In a footnote, Chapman also draws rough parallels between Geeks/Mops/Sociopaths to the Gervais Principle’s Clueless/Losers/Sociopaths, but again I think he’s stretching too hard to try to make that throughline work.
It doesn’t have to be universally amazing but there is a threshold. You don’t get a monetizeable subculture around minimalist glitchcore because it’s kind of shitty.
I mean look at this post, let’s be real I wouldn’t be writing this shit if I didn’t think there was a distant risk of maybe someday getting some coolboy points here.
One thing I'm curious about--have you ever found yourself in a space where you _were_ the fan or where you _were_ the creator?

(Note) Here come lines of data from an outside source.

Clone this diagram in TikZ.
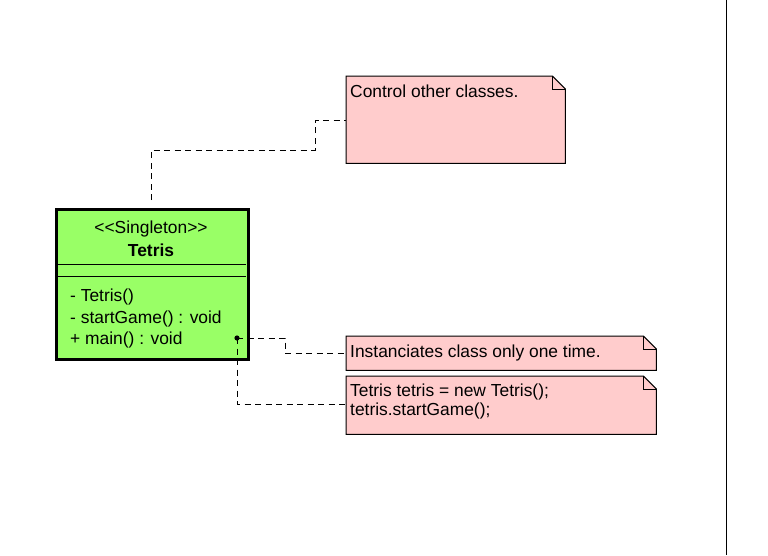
\documentclass[tikz,border=0pt]{standalone}
\usepackage{fontspec}
\setmainfont{Liberation Sans}
\definecolor{classgreen}{HTML}{99FF66}
\definecolor{notepink}{HTML}{FFCCCC}
\begin{document}
\begin{tikzpicture}[x=1pt,y=-1pt,
  font=\fontsize{17.4}{19.5}\selectfont,
  classbox/.style={draw=black, line width=3pt, fill=classgreen, anchor=north west, inner sep=0pt},
  noteframe/.style={anchor=north west, inner sep=0pt, draw=none},
  notetext/.style={anchor=base west, inner sep=0pt, align=left},
  memb/.style={anchor=base west, inner sep=0pt},
  centred/.style={anchor=base, inner sep=0pt},
  dashlink/.style={dash pattern=on 6pt off 4.5pt, line width=1pt},
  sep/.style={line width=1pt}]
\useasboundingbox (0,0) rectangle (768,555);
\fill[white] (0,0) rectangle (768,555);
% right margin line
\coordinate (vtop) at (726,0);
\coordinate (vbot) at (726,555);
\draw[line width=1pt] (vtop) -- (vbot);

% notes
\newcommand{\drawnote}[1]{%
  \fill[notepink] (#1.north west) -- ([xshift=-13pt]#1.north east) -- ([yshift=-13pt]#1.north east) -- (#1.south east) -- (#1.south west) -- cycle;
  \draw[line width=1pt] (#1.north west) -- ([xshift=-13pt]#1.north east) -- ([yshift=-13pt]#1.north east) -- (#1.south east) -- (#1.south west) -- cycle;
  \draw[line width=1pt] ([xshift=-13pt]#1.north east) -- ([xshift=-13pt,yshift=-13pt]#1.north east) -- ([yshift=-13pt]#1.north east);}

\node[noteframe, minimum width=219pt, minimum height=87pt] (n1) at (346,76) {};
\drawnote{n1}
\node[notetext] (t1) at (350,97) {Control other classes.};

\node[noteframe, minimum width=310pt, minimum height=34pt] (n2) at (346,336) {};
\drawnote{n2}
\node[notetext] (t2) at (350,357) {Instanciates class only one time.};

\node[noteframe, minimum width=310pt, minimum height=58pt] (n3) at (346,376) {};
\drawnote{n3}
\node[notetext] (t3a) at (350,396) {Tetris tetris = new Tetris();};
\node[notetext] (t3b) at (350,415) {tetris.startGame();};

% class
\node[classbox, minimum width=192pt, minimum height=150pt] (cls) at (55,208) {};
\draw[sep] (56,264.5) -- (246,264.5);
\draw[sep] (56,276.5) -- (246,276.5);
\node[centred] (stereo) at (151,233) {{<}{<}Singleton{>}{>}};
\node[centred, font=\fontsize{17.4}{19.5}\selectfont\bfseries] (cname) at (151,256) {Tetris};
\node[memb] (m1) at (70,301) {- Tetris()};
\node[memb] (m2) at (70,323) {- startGame() : void};
\node[memb] (m3) at (70,344) {+ main() : void};

% connectors
\coordinate (clstop) at (151,200);
\draw[dashlink] (clstop) -- (151,150) -- (315,150) -- (315,120) -- (n1.west |- 0,120);
\coordinate (dot) at (237,338);
\fill (dot) circle (2.6pt);
\draw[dashlink] (dot) -- (285,338) -- (285,353) -- (n2.west |- 0,353);
\draw[dashlink] (dot) -- (237,404) -- (n3.west |- 0,404);
\end{tikzpicture}
\end{document}
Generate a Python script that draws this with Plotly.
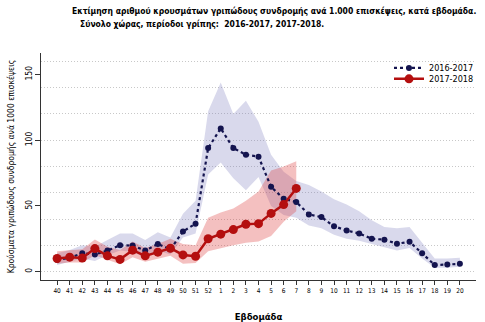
import plotly.graph_objects as go

weeks = ["40", "41", "42", "43", "44", "45", "46", "47", "48", "49", "50", "51", "52",
         "1", "2", "3", "4", "5", "6", "7", "8", "9", "10", "11", "12", "13", "14",
         "15", "16", "17", "18", "19", "20"]

# 2016-2017 season
s1617_mean = [9, 10.5, 14, 13, 16, 20, 19.8, 16, 21, 17, 30.5, 36.5, 94,
              109, 94, 89, 87.5, 64.5, 55.5, 53, 43.5, 41.5, 34.5, 31.3, 29, 25, 24.3,
              21.2, 22.7, 14, 5, 5.4, 5.9]
s1617_upper = [14, 16.5, 20, 19, 24, 29, 29, 24, 30, 26, 44, 54, 122,
               144, 120, 130, 114, 89, 76, 69, 66, 61, 55, 51, 46, 39, 34,
               33, 34, 22, 10, 10, 10.5]
s1617_lower = [5, 7.5, 10, 8, 12.5, 16, 15, 11, 16, 13, 26, 29, 74,
               83, 71, 62, 72, 50, 43, 41, 35, 33, 28, 25, 23.5, 21, 18.5,
               16, 18, 10, 3, 3, 3.6]

# 2017-2018 season (weeks 40 .. 7)
s1718_weeks = weeks[:20]
s1718_mean = [10, 11, 10.3, 17.5, 12, 9.3, 16.3, 12, 14.8, 17.8, 12.7, 11.7, 25,
              28.5, 32, 36, 36.5, 44.3, 51, 63.3]
s1718_upper = [15.5, 16.5, 17, 24.5, 19, 16.5, 23, 18, 21, 25, 21, 20, 41,
               45, 48, 54, 61, 77, 80, 84]
s1718_lower = [6, 7, 7, 12.5, 9, 5.5, 11, 7.5, 10, 12, 6, 6.5, 15.5,
               18, 20, 22, 23, 27, 38, 46]

yticks = [0, 50, 100, 150]

title_line1 = "Εκτίμηση αριθμού κρουσμάτων γριπώδους συνδρομής ανά 1.000 επισκέψεις, κατά εβδομάδα."
title_line2 = "Σύνολο χώρας, περίοδοι γρίπης:  2016-2017, 2017-2018."

navy = "#14144f"
red = "#b40f0f"
font = "Liberation Sans Narrow, DejaVu Sans Condensed, Roboto Condensed, Arial Narrow, sans-serif"

fig = go.Figure()

fig.add_trace(go.Scatter(
    x=weeks + weeks[::-1], y=s1617_upper + s1617_lower[::-1],
    fill="toself", fillcolor="rgba(120,120,185,0.28)", line=dict(width=0),
    mode="lines", showlegend=False, hoverinfo="skip"))
fig.add_trace(go.Scatter(
    x=s1718_weeks + s1718_weeks[::-1], y=s1718_upper + s1718_lower[::-1],
    fill="toself", fillcolor="rgba(220,60,60,0.32)", line=dict(width=0),
    mode="lines", showlegend=False, hoverinfo="skip"))

fig.add_trace(go.Scatter(
    x=weeks, y=s1617_mean, name="2016-2017", mode="lines+markers",
    line=dict(color=navy, width=2.2, dash="dot"),
    marker=dict(color=navy, size=6), legend="legend"))
fig.add_trace(go.Scatter(
    x=s1718_weeks, y=s1718_mean, name="2017-2018", mode="lines+markers",
    line=dict(color=red, width=2.5),
    marker=dict(color=red, size=9), legend="legend2"))

# dotted horizontal gridlines every 20 via an overlaid axis
fig.add_trace(go.Scatter(x=[weeks[0]], y=[0], yaxis="y2", mode="markers",
                         marker=dict(opacity=0), showlegend=False, hoverinfo="skip"))

fig.add_annotation(text="<b>" + title_line1 + "</b>", xref="paper", yref="paper",
                   x=(70.7 - 41) / 438, y=1 + (53 - 11) / 227, xanchor="left", yanchor="middle",
                   showarrow=False, font=dict(size=8.5, family=font, color="black"))
fig.add_annotation(text="<b>" + title_line2 + "</b>", xref="paper", yref="paper",
                   x=(78 - 41) / 438, y=1 + (53 - 24) / 227, xanchor="left", yanchor="middle",
                   showarrow=False, font=dict(size=8.5, family=font, color="black"))

leg_common = dict(xanchor="left", yanchor="top", bgcolor="rgba(0,0,0,0)",
                  font=dict(size=9, family=font, color="black"))

fig.update_layout(
    template="none",
    width=485, height=322,
    margin=dict(l=41, r=6, t=53, b=42),
    paper_bgcolor="white", plot_bgcolor="white",
    font=dict(family=font, color="black", size=8),
    xaxis=dict(
        type="category", range=[-1.28, 33.28],
        showline=True, linecolor="#333", linewidth=1,
        ticks="outside", ticklen=4, tickcolor="#333",
        tickfont=dict(size=6.5, color="black"), showgrid=False, zeroline=False,
        title=dict(text="<b>Εβδομάδα</b>", font=dict(size=9.5, color="black"), standoff=20)),
    yaxis=dict(
        range=[-6.4, 166.4], tickvals=yticks, tickangle=-90,
        showline=True, linecolor="#333", linewidth=1,
        ticks="outside", ticklen=5, tickcolor="#333",
        tickfont=dict(size=8.5, color="black"), showgrid=False, zeroline=False,
        title=dict(text="Κρούσματα γριπώδους συνδρομής ανά 1000 επισκέψεις",
                   font=dict(size=8.5, color="black"), standoff=7)),
    yaxis2=dict(
        overlaying="y", range=[-6.4, 166.4], dtick=20, tick0=0,
        showgrid=True, gridcolor="#c8c8c8", griddash="1px,2px", gridwidth=1,
        showticklabels=False, zeroline=False, showline=False, ticks="",
        layer="below traces"),
    legend=dict(x=0.80, y=0.998, **leg_common),
    legend2=dict(x=0.80, y=0.950, **leg_common),
)

fig.write_html("out.html")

I think the core distinction that Chapman makes--and I should pause here for a moment to cop to having thought about the piece quite a lot, and quite a lot more recently than I've actually read it, so I may be representing my own thoughts as Chapman's--is the distinction between the people who have come together because of the Creation itself, and the others who are _somehow_ spiritually on the outside and can only sort of . . . vibe with it secondhand.
Even more than crass ethnography, to me it is (or has become, over time, and only in my own head) almost more a meditation on the ephemerality of transcendence.
Maybe I wish he'd written an essay about that instead, but maybe by its nature it can't be communicated, and so we're left seeing it in the empty space.